Sore tadi saya menemukan solusi untuk permasalahan tersebut. Sebelumnya saya ingin menceritakan mengenai beberapa alasan mengenai mengapa saya tidak berlari pada hari tersebut. Hal paling utama yang menjadi biang penyebab tentulah rasa malas. Namun, rasa malas tidaklah serta merta datang tanpa didahului oleh letupan-letupan kejadian kecil yang pada akhirnya menimbulkan perasaan malas itu sendiri, diantara kejadian kecil itu adalah masalah waktu. Sering kali, jadwal pulang yang terlewat sore, mendekati pukul 18.00, menyebabkan saya urung untuk beraktivitas fisik. Hal ini tentu diakibatkan oleh keengganan untuk selesai beraktivitas lebih larut malam lagi. Alasan ini memegang peranan cukup besar dan sering dalam menyebabkan saya lagi dan lagi urung berolah raga sore hari.
Kembali kepada solusi yang telah saya sebutkan pada beberapa kalimat sebelumnya. Solusi tersebut adalah "hajar saja". Yang saya maksud adalah tidak ada lagi alasan untuk tidak berolah raga. Kemarin sore saya tiba di rumah saat jarum jam menunjukkan 15 menit lagi menuju angka 6 sore. Lekas saya ambil sepatu lari dan bersalin pakaian. 
Saya memutuskan untuk berlari jarak pendek, meskipun godaan untuk berlari jarak jauh masuk ke dalam pikiran sepanjang waktu. Berlari dengan jarak yang pendek, saya memberi tuntutan kepada tubuh saya untuk berlari lebih intense dan cepat. Dan benar saja, saya sudah terlalu lama tidak terlatih untuk berlari intense. Di angka 2 kilometer saya kehabisan tenaga. Catatan waktu total adalah 12 menit, yang berarti rata-rata perkilometernya membutuhkan waktu 6 menit. Bagi kebanyakan orang yang rutin berlari, angka 6 menit untuk 1 kilometer adalah sesuatu yang tidak luar biasa. Namun tidak bagi tubuh saya. 
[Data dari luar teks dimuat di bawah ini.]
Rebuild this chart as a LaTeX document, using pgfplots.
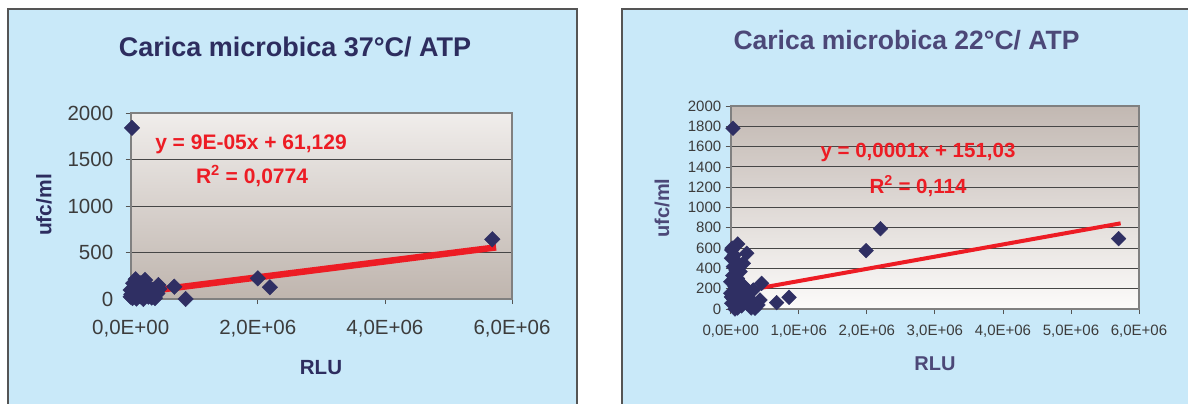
\documentclass[border=0pt]{standalone}
\usepackage{fontspec}
\setmainfont{Liberation Sans}
\usepackage{pgfplots}
\pgfplotsset{compat=1.18}
\definecolor{panelblue}{RGB}{201,233,249}
\definecolor{bordergray}{RGB}{85,85,85}
\definecolor{navy}{RGB}{47,47,99}
\definecolor{titleL}{RGB}{45,45,95}
\definecolor{titleR}{RGB}{76,72,120}
\definecolor{trend}{RGB}{237,28,36}
\definecolor{ticktxt}{RGB}{60,60,60}
\definecolor{gridc}{RGB}{70,70,70}
\definecolor{frame}{RGB}{128,128,128}
\definecolor{bgLtop}{RGB}{240,237,235}
\definecolor{bgLbot}{RGB}{191,181,174}
\definecolor{bgRtop}{RGB}{194,184,178}
\definecolor{bgRbot}{RGB}{252,251,250}
\begin{document}
\begin{tikzpicture}[x=1bp,y=1bp]
\useasboundingbox (0,0) rectangle (1188,403);
\clip (0,0) rectangle (1188,403);
\fill[white] (0,0) rectangle (1188,403);
\draw[fill=panelblue, draw=bordergray, line width=1.2bp] (8,-10) rectangle (577,394);
\draw[fill=panelblue, draw=bordergray, line width=1.2bp] (622,-10) rectangle (1200,394);

% ---------------- left chart ----------------
\begin{axis}[
  at={(130.7bp,104bp)}, anchor=south west,
  scale only axis, width=381.3bp, height=186bp,
  xmin=0, xmax=6000000, ymin=0, ymax=2000,
  xtick={0,2000000,4000000,6000000},
  xticklabels={{0,0E+00},{2,0E+06},{4,0E+06},{6,0E+06}},
  ytick={0,500,1000,1500,2000},
  scaled ticks=false,
  /pgf/number format/assume math mode=true,
  /pgf/number format/1000 sep={},
  tick align=outside, xtick pos=bottom, ytick pos=left,
  major tick length=5bp,
  tick style={draw=bordergray, line width=0.8bp},
  ticklabel style={font=\fontsize{20.5bp}{22bp}\selectfont, text=ticktxt},
  xticklabel style={yshift=-13bp},
  yticklabel style={xshift=-9bp},
  ymajorgrids, grid style={draw=gridc, line width=0.9bp},
  axis line style={draw=frame, line width=1.8bp},
  axis background/.style={top color=bgLtop, bottom color=bgLbot},
  clip=false,
]
\addplot[only marks, mark=square*, mark size=5.5bp, mark options={rotate=45, fill=navy, draw=navy}] coordinates {
(20000,1840) (79000,212) (225000,204) (0,97) (0,25) (434000,150) (382000,10)
(686000,132) (865000,0) (2000000,222) (68000,64) (277000,25) (200000,0)
(2190000,126) (5690000,642)
(10000,50) (30000,10) (50000,120) (100000,80) (150000,30) (120000,130)
(300000,60) (350000,100) (250000,150) (40000,170) (160000,170) (90000,5)
(180000,90) (420000,60) (450000,110) (330000,15)
};
\addplot[draw=trend, line width=6.5bp] coordinates {(0,61) (5750000,555)};
\end{axis}
\node[text=titleL, font=\fontsize{27bp}{30bp}\selectfont\bfseries] at (295,356) {Carica microbica 37°C/ ATP};
\node[text=titleL, font=\fontsize{20.5bp}{22bp}\selectfont\bfseries] at (321,35) {RLU};
\node[text=titleL, font=\fontsize{21bp}{22bp}\selectfont\bfseries, rotate=90] at (44,198) {ufc/ml};
\node[text=trend, font=\fontsize{21bp}{22bp}\selectfont\bfseries] at (251,259) {y = 9E-05x + 61,129};
\node[text=trend, font=\fontsize{21bp}{22bp}\selectfont\bfseries] at (252,227) {R\textsuperscript{2} = 0,0774};

% ---------------- right chart ----------------
\begin{axis}[
  at={(730.7bp,94bp)}, anchor=south west,
  scale only axis, width=408.3bp, height=203bp,
  xmin=0, xmax=6000000, ymin=0, ymax=2000,
  xtick={0,1000000,2000000,3000000,4000000,5000000,6000000},
  xticklabels={{0,0E+00},{1,0E+06},{2,0E+06},{3,0E+06},{4,0E+06},{5,0E+06},{6,0E+06}},
  ytick={0,200,...,2000},
  scaled ticks=false,
  /pgf/number format/assume math mode=true,
  /pgf/number format/1000 sep={},
  tick align=outside, xtick pos=bottom, ytick pos=left,
  major tick length=5bp,
  tick style={draw=bordergray, line width=0.8bp},
  ticklabel style={font=\fontsize{15bp}{17bp}\selectfont, text=ticktxt},
  xticklabel style={yshift=-8bp},
  yticklabel style={xshift=-1bp},
  ymajorgrids, grid style={draw=gridc, line width=0.9bp},
  axis line style={draw=frame, line width=1.8bp},
  axis background/.style={top color=bgRtop, bottom color=bgRbot},
  clip=false,
]
\addplot[only marks, mark=square*, mark size=5.2bp, mark options={rotate=45, fill=navy, draw=navy}] coordinates {
(34000,1780) (103000,640) (235000,549) (15000,581) (63000,483) (39000,417)
(137000,368) (185000,450) (0,269) (63000,220) (455000,253) (332000,187)
(430000,89) (675000,62) (857000,115) (357000,7) (15000,56) (63000,0)
(235000,56) (0,155) (1990000,575) (2200000,791) (5700000,693)
(20000,600) (50000,530) (10000,500) (80000,380) (30000,330) (100000,300)
(120000,250) (150000,200) (10000,120) (40000,100) (90000,130) (200000,150)
(160000,30) (280000,100) (300000,10) (100000,10) (400000,40) (250000,180)
(200000,220)
};
\addplot[draw=trend, line width=4bp] coordinates {(0,155) (5730000,844)};
\end{axis}
\node[text=titleR, font=\fontsize{26.5bp}{30bp}\selectfont\bfseries] at (906.5,363) {Carica microbica 22°C/ ATP};
\node[text=titleR, font=\fontsize{20bp}{22bp}\selectfont\bfseries] at (935,39) {RLU};
\node[text=titleR, font=\fontsize{20bp}{22bp}\selectfont\bfseries, rotate=90] at (662,195) {ufc/ml};
\node[text=trend, font=\fontsize{20.5bp}{22bp}\selectfont\bfseries] at (918,251) {y = 0,0001x + 151,03};
\node[text=trend, font=\fontsize{20.5bp}{22bp}\selectfont\bfseries] at (918,217) {R\textsuperscript{2} = 0,114};
\end{tikzpicture}
\end{document}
Saya terbiasa untuk selama ini berlari dengan kecepatan cenderung lambat (diatas 6 menit) untuk jarak tempuh minimal 10 kilometer. Hal ini berakibat pada tubuh saya yang telat atau enggan merespon ajakan untuk berlari cepat. Hal inilah yang terpikir bagi saya untuk diperbaiki dengan sesering mungkin saya berlari pada sore hari, berlari dengan kilometer yang menyesuaikan ketersediaan waktu dan dengan kecepatan yang tinggi, sesekali mungkin akan diselingi dengan kecepatan yang lebih lambat untuk pemulihan, namun tidak dengan berjalan. 

Esok hari saya akan kembali berlari sore hari, setidaknya saya harus bisa menempuh 2 kilometer atau 2 kilometer plus 10% dengan kondisi yang lebih mantab. Kita lihat saja. 

Monday, January 4, 2016

Sabtu 2 Januari 2016

Hari kedua di awal tahun 2016, pagi harinya kembali saya "warnai" dengan berlari. Aplikasi android Nike+ saya menunjukkan jadwal latihan marathon, yang tak pernah saya ikuti, di angka 12,9 km. Rasanya kok baru kemarin saya berlari hanya kuat sampai titik kilometer ke 4,6, sekarang harus menghajar angka 13 kilometer kurang. 

Diluar konteks angka kilometer, terbesit sebuah ide untuk membuat lintasan lari yang unik yang pada akhirnya akan meninggalkan jejak di aplikasi nike+. Bentuk apa yang akan dibentuk sampai dengan menyentuh jarak 12,9km? entahlah, dititik mana jarak tersebut akan tercapai dengan berlari saya pun belum mengetahuinya. Jadi, aku hanya berlari meneruskan rute lari yang belum terselesaikan di hari sebelumnya. Melingkari Jl. Tjok Agung Tresna - Raya Puputan, kilometer demi kilo dilalui, sampai genap 10 km. Jarak standar minimal yang memang ingin kupenuhi pada tiap lari akhir pekan. 

Pada kesempatan berlari kali ini aku menyempatkan diri untuk mampir ke kantor untuk memberi makan ikan cupang peliharaan temanku. Dan satu cerita lain yang kudapatkan dari hari itu adalah, semakin jebolnya sol sepatu lariku.